The many faces of areolar connective tissue

Areolar connective tissue, like connective tissues in general, holds us together.  Like all connective tissues, it contains a lot of nonliving material — the extracellular matrix.  In this case the matrix is loose and unspecialized, with a large amount of interstitial fluid, making it an ideal “filler” between many structures in the body.  In particular, it is found on the back side of almost every epithelium in the body, including the lining of blood vessels.  As a result, every molecule that crosses between the blood and surrounding tissues, has to diffuse across areolar connective tissue — the “middleman” of exchange.

Epithelia line not just the blood vessels, but every other surface and cavity of the body.  This means they can function not only as an exchange surface, but also a barrier to microorganisms.  Here again, areolar connective tissue plays a vital role — as the “second line of defense”, harboring immune cells that attack any invaders that breach our defenses.

I’ve already paid homage to some of our other connective tissues.  The dense connective tissues are distinguished by large amounts of collagen, making them strong, though flexible.  Bone tissue contains a rigid mineral component making it an ideal structural support.  Areolar connective tissue, by comparison, is weak and shapeless.  But this unpretentious mass of matrix and cells is arguably even more important for our survival.

Your crowded capillaries

Red blood cells in capillary

Your blood is crowded with red blood cells, or erythrocytes — they occupy around 45% of blood volume in most people (that number is the hematocrit).  This becomes more evident when you look at the capillaries, the tiniest blood vessels.  These vessels are literally what keeps you alive from one moment to the next — providing virtually all the oxygen and nutrients, and removal of wastes, that allows your organs to survive — brain, muscles, skin, bones, and so on… even the heart itself.

Red blood cells travel in single file down your capillaries.  This is no accident, because exchange here depends on the rate of diffusion, the passive drift of molecules from regions of high to low concentration.  Diffusion is a cheap, but slow, way for a cell to get its “groceries”, so the only way this can work is to minimize the diffusion distance those molecules have to travel.

Capillaries accomplish this in two ways.  The narrow vessel means that an oxygen molecule, for example, is never more than half a cell’s diameter away from the wall of the vessel.  But also, the wall itself is extremely thin (endothelium — a type of simple squamous epithelium), further minimizing the diffusion distance.

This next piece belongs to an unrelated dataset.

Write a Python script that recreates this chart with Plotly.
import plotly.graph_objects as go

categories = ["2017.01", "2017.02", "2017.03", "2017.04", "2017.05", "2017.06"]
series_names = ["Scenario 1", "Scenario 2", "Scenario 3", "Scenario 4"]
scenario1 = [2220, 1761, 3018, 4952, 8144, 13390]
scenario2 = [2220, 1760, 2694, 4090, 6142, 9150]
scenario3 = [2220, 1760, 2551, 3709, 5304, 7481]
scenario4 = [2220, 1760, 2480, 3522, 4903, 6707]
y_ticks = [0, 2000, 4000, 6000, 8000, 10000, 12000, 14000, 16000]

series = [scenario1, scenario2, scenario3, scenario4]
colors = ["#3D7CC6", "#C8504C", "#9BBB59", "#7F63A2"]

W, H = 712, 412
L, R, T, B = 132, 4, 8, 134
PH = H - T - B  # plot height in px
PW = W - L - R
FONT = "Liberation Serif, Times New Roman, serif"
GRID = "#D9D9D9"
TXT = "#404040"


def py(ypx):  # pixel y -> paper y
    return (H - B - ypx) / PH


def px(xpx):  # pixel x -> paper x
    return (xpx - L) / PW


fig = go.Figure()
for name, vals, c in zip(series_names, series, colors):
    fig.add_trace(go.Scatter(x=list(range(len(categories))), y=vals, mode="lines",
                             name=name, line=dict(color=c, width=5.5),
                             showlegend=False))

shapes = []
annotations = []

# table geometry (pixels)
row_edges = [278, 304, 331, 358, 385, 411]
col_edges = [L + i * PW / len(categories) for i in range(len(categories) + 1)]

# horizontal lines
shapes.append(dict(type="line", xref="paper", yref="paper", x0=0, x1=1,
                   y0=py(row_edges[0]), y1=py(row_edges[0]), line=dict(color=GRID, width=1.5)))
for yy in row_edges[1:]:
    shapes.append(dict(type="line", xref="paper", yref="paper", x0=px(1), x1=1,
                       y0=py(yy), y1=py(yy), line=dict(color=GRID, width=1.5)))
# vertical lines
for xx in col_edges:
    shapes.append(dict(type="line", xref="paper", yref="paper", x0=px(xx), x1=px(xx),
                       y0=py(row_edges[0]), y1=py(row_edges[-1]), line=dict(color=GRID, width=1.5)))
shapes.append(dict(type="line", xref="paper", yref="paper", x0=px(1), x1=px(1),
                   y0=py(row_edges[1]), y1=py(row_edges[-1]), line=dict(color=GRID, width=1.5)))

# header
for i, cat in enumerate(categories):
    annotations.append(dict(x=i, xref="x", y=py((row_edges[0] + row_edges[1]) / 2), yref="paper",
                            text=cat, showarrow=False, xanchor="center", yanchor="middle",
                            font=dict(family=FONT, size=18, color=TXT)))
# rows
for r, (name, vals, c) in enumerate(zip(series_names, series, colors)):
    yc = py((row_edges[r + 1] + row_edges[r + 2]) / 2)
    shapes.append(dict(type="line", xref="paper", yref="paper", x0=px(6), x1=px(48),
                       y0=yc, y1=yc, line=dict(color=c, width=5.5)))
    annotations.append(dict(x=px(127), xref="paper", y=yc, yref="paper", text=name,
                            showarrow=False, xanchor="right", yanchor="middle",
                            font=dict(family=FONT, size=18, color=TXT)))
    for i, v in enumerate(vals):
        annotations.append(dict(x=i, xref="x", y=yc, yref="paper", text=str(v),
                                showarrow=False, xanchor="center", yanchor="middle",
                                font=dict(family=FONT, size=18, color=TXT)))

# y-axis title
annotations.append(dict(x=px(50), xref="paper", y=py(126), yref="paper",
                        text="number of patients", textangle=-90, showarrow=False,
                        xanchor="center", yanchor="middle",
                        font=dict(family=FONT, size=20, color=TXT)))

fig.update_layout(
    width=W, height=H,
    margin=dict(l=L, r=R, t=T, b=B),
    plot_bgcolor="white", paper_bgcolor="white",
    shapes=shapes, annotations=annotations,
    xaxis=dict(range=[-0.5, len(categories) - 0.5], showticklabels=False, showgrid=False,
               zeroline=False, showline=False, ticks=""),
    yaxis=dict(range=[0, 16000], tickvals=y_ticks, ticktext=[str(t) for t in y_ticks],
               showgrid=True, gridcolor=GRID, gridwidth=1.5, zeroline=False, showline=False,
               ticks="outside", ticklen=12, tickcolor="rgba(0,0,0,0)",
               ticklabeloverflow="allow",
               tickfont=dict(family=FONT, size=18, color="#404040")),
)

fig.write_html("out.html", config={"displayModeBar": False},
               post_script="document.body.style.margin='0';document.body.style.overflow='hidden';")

On top of this, your capillaries branch many times to permeate the tissues.  It’s been estimated that if all your capillaries were laid end-to-end, they would total 50,000 miles — enough to wrap twice around the Earth.  Packed into your tissues, this provides an enormous contact surface, across which exchange can occur.

Not only does this branching increase contact, it also decreases the velocity of blood flow — in the same way that a wide hose ejects water more slowly than one with a thumb placed partway over the end.  The speed of blood flow in the aorta (the largest artery) is about 1 ft./sec. but goes down to around 1/1000 that speed in the capillaries — about 3/10 of a millimeter (equivalent to around 30 cells) each second.

So, picture a long, but crowded buffet line that moves briskly along — each cell has a chance to exchange everything it needs to (albeit without much elbow room) before it shoots out the other end of the capillary, to head back toward the lungs.